Commenting on the Acquisition, 21st Century Fox said: “As the founding shareholder of Sky, we are proud to have participated in its growth and development. The strategic rationale for this combination is clear. It creates a global leader in content creation and distribution, enhances our sports and entertainment scale, and gives us unique and leading direct-to-consumer capabilities and technologies. It adds the strength of the Sky brand to our portfolio, including the Fox, National Geographic and Star brands.
“Sky is a creative, commercial, and consumer powerhouse delivering its own content to customers across all platforms. Sky is the number one pay-TV brand in all its key markets, with an exciting growth runway in each. The enhanced capabilities of the combined company will be underpinned by a more geographically diverse and stable revenue base. It will also create an improved balance between subscription, affiliate fee, advertising and content revenues. This combination creates an agile organization that is equipped to better succeed in a global market.”

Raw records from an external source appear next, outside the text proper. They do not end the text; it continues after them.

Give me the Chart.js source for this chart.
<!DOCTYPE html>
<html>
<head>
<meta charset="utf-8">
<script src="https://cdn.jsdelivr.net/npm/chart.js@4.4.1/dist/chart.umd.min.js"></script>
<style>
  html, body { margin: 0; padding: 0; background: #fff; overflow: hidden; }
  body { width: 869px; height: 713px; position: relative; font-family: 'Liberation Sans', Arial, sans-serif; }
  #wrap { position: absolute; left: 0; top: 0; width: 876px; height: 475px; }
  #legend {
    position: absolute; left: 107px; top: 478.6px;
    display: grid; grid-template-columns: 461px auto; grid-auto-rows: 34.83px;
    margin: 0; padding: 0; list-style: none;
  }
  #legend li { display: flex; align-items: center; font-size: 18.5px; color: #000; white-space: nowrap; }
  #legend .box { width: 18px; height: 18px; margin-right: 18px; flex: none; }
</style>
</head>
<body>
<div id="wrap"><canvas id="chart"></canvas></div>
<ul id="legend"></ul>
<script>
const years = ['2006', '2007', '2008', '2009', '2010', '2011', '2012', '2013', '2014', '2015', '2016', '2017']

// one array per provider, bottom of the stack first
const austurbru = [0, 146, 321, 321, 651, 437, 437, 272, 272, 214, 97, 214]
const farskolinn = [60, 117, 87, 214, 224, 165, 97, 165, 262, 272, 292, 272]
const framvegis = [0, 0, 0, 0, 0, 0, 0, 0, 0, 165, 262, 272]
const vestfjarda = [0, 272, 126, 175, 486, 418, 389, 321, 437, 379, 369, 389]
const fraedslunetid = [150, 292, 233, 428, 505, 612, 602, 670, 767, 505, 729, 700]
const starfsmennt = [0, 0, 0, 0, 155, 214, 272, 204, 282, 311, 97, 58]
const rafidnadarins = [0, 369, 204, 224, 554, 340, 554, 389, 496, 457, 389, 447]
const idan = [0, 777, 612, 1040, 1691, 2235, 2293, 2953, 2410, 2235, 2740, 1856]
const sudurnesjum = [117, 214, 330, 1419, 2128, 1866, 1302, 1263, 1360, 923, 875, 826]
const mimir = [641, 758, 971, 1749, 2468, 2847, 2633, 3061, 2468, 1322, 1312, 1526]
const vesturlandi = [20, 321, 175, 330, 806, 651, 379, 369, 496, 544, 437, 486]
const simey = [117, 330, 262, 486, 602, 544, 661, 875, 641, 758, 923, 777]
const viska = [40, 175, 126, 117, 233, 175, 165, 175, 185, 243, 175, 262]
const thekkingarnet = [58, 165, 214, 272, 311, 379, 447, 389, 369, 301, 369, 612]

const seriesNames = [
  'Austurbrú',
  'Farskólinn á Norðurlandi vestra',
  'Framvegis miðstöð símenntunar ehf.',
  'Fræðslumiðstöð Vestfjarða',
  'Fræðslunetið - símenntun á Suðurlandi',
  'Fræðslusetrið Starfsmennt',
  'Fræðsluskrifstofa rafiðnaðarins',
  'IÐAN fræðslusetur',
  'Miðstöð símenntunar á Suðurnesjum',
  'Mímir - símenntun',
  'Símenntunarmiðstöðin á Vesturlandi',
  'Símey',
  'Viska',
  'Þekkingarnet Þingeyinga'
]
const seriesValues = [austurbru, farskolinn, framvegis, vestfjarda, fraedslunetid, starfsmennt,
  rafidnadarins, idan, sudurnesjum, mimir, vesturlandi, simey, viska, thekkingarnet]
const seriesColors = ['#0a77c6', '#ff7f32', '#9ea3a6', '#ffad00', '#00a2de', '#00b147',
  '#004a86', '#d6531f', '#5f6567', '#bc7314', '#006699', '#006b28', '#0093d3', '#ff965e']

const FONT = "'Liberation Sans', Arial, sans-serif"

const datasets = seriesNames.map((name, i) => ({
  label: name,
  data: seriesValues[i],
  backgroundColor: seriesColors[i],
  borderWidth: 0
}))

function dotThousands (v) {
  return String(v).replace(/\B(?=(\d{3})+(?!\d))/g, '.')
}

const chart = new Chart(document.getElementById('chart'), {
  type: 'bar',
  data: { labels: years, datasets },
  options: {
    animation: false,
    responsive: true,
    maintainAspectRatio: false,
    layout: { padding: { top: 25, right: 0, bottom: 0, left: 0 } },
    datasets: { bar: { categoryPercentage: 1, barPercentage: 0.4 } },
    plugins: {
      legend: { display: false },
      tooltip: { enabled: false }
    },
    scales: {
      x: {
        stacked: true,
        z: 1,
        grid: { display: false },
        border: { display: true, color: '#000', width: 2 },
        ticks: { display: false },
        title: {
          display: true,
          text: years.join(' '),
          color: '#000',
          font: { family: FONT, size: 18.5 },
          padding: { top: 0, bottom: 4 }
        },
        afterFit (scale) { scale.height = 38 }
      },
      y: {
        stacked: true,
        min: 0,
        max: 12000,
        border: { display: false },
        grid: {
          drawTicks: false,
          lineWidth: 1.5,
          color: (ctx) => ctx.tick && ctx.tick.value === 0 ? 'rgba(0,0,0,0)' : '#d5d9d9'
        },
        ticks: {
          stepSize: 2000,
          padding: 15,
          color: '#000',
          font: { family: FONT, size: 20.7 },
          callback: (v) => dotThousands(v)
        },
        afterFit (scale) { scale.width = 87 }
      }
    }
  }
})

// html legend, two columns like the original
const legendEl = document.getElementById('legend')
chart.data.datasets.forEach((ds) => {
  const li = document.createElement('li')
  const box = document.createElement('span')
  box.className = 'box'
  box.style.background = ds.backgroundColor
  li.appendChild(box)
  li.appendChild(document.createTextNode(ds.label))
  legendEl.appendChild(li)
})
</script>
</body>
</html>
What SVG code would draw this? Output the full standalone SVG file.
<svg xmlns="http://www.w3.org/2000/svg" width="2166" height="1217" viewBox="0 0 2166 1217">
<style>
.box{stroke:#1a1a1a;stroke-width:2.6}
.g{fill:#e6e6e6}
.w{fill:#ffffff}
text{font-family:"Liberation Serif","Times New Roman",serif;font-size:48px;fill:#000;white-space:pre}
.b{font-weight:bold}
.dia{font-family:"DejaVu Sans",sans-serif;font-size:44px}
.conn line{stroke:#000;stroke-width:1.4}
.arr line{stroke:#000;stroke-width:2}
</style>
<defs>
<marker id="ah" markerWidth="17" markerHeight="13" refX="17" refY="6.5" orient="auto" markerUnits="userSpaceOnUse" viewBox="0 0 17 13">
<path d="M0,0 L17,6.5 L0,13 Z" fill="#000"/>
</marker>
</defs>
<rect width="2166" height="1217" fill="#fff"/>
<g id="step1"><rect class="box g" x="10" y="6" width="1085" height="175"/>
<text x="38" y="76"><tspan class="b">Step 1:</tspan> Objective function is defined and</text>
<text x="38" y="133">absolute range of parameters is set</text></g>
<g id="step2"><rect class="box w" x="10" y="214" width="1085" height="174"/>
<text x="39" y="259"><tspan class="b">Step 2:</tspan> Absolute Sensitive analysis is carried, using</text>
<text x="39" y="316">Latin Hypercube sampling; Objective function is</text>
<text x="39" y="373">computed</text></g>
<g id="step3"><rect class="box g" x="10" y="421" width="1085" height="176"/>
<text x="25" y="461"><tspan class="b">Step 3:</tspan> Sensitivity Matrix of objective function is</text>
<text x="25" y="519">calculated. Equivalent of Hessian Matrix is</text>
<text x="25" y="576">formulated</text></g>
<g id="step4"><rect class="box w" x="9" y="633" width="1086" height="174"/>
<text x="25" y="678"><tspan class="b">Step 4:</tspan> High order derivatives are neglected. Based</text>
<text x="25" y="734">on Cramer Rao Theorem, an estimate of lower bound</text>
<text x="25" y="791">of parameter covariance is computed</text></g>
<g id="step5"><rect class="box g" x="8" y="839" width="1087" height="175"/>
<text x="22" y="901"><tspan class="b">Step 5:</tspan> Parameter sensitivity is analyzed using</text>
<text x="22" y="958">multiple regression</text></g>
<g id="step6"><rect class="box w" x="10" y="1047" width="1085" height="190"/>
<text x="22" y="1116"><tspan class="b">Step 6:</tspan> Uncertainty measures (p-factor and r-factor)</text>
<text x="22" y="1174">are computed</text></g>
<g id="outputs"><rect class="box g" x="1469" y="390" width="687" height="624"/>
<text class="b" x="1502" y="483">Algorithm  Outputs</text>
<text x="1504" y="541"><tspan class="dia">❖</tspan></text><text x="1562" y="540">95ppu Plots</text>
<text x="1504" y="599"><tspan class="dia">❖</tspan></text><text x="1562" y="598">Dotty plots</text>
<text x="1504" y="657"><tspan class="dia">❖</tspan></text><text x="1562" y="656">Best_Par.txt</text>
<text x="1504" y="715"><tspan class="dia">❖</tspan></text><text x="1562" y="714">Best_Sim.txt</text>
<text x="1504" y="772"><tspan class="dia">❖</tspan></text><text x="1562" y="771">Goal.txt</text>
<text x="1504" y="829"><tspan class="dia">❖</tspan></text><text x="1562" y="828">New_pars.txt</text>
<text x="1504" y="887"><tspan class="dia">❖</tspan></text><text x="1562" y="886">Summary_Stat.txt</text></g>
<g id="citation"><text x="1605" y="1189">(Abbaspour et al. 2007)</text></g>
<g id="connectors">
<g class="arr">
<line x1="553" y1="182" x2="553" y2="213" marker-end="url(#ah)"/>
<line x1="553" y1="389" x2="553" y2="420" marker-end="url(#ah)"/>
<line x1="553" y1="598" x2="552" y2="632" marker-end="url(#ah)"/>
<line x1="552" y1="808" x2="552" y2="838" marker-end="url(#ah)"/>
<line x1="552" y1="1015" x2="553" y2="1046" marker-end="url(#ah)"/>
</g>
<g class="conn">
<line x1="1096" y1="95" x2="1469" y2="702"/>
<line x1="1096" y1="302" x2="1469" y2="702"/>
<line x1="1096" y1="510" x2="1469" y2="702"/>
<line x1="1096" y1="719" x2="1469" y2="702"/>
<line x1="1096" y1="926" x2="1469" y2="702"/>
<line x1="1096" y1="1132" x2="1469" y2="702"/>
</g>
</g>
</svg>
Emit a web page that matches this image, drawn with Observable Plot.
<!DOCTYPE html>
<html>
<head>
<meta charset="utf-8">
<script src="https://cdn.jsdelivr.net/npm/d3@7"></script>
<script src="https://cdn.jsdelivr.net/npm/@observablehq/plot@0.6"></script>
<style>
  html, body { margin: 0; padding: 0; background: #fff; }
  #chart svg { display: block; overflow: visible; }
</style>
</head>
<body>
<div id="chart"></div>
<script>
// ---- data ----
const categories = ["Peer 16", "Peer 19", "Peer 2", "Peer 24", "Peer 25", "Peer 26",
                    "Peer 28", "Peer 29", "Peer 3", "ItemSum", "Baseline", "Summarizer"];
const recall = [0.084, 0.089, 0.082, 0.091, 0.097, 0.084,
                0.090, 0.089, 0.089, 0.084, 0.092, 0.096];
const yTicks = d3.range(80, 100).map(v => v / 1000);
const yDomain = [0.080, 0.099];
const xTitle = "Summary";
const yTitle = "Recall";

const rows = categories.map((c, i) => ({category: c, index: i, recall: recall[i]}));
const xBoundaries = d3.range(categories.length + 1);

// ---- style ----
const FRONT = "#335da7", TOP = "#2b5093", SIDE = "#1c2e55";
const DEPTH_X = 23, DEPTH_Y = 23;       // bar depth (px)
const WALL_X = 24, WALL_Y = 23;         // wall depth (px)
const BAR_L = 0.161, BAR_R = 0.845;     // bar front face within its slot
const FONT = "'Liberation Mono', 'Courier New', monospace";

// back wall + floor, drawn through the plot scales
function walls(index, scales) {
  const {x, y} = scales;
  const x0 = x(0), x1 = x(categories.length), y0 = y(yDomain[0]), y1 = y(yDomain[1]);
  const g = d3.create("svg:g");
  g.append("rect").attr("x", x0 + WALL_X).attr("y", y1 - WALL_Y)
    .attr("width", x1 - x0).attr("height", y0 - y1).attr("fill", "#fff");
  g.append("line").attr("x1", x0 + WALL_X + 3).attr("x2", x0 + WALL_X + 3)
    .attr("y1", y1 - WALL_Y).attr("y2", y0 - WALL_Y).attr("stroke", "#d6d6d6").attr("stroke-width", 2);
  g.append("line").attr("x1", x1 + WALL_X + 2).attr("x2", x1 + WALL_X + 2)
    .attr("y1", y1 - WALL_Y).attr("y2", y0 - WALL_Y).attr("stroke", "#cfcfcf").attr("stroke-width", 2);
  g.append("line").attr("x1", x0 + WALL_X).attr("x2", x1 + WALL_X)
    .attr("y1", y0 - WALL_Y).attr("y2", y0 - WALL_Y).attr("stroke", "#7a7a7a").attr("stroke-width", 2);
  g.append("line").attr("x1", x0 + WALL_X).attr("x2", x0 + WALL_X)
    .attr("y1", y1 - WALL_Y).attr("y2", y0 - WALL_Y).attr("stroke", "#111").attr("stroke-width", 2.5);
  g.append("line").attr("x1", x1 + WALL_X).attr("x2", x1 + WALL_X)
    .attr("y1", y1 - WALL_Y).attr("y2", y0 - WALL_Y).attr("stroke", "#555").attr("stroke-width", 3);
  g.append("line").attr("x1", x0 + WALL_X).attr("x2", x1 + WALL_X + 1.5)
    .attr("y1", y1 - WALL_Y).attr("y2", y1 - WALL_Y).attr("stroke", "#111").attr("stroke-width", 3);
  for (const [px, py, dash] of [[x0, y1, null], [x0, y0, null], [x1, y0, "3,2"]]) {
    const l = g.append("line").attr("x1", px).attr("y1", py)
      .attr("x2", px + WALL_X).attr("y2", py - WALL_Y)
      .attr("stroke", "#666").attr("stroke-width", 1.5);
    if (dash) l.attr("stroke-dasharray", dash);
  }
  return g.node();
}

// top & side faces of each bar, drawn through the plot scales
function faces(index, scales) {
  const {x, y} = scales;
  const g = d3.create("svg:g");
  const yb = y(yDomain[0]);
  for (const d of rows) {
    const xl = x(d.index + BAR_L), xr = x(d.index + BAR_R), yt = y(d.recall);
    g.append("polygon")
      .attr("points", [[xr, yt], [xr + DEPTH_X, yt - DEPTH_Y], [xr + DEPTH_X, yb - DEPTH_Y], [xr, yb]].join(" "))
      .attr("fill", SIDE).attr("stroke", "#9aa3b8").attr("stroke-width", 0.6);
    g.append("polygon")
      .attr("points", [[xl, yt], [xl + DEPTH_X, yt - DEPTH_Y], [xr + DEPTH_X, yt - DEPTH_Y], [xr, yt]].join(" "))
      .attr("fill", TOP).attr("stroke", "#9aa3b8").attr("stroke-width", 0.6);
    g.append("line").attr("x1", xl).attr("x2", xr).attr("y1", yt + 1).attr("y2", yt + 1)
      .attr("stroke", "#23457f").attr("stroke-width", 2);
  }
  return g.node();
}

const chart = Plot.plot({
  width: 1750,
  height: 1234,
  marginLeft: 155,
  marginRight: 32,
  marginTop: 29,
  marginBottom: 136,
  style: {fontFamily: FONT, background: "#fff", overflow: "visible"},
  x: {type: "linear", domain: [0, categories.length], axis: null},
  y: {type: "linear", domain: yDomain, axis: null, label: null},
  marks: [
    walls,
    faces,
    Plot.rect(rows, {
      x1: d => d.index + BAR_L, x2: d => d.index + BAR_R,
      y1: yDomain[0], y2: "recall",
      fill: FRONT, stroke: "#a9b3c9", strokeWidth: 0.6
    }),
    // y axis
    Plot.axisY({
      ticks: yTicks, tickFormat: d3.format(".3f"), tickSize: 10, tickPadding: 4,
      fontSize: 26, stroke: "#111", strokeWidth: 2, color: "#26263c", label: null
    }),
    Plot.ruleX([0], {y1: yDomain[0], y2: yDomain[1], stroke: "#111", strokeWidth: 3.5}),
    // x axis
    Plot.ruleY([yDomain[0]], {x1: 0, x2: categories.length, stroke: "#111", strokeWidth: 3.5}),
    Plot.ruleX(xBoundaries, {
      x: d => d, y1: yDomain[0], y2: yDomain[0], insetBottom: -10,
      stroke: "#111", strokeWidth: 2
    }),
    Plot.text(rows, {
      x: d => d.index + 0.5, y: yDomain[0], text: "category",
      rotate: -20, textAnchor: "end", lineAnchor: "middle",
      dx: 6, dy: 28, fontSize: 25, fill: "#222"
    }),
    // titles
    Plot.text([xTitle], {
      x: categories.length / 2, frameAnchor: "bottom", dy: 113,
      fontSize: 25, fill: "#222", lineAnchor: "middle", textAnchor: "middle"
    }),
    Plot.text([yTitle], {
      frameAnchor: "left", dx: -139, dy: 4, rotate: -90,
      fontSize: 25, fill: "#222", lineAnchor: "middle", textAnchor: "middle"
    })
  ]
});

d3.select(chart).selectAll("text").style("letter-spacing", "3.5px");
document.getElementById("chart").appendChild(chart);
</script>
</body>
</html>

Martin Gilbert, deputy chairman of Sky, added: “I am enormously proud that Sky is the number one premium pay TV provider in all its markets and is recognised as a world leading direct-to-consumer business. On top of this, the business has an outstanding track record of growth and has delivered substantial value for its shareholders over many years.
“The Independent Committee, which was formed with the express purpose of protecting independent shareholders’ interests in relation to the proposal from 21st Century Fox, has given full consideration to the fundamental value and prospects for the Sky Group.
“While the Independent Committee remains confident in Sky’s long-term prospects, as laid out in detail at our recent investor day in October, we, supported by our advisers, believe 21st Century Fox’s offer at a 40% premium to the undisturbed share price will accelerate and de-risk the delivery of future value for all Sky Shareholders. As a result, the Independent Committee unanimously agreed that we have a proposal that we can put to Sky shareholders and recommend.
“The Independent Committee also notes 21st Century Fox’s track record in growing businesses and its ability to continue the development of Sky across Europe, in a world where entertainment and distribution are converging. 21st Century Fox’s ownership will support the delivery of Sky’s strategy and long-term growth, ensuring that it remains at the forefront of Europe’s creative industries.”
As previously reported by Broadband TV News, the bid from Fox was originally received by Sky last week.
The deal, which will give Rupert Fox complete control of Sky, will nevertheless require regulatory approval.
Some local reports say that it may also require an investigation by Ofcom.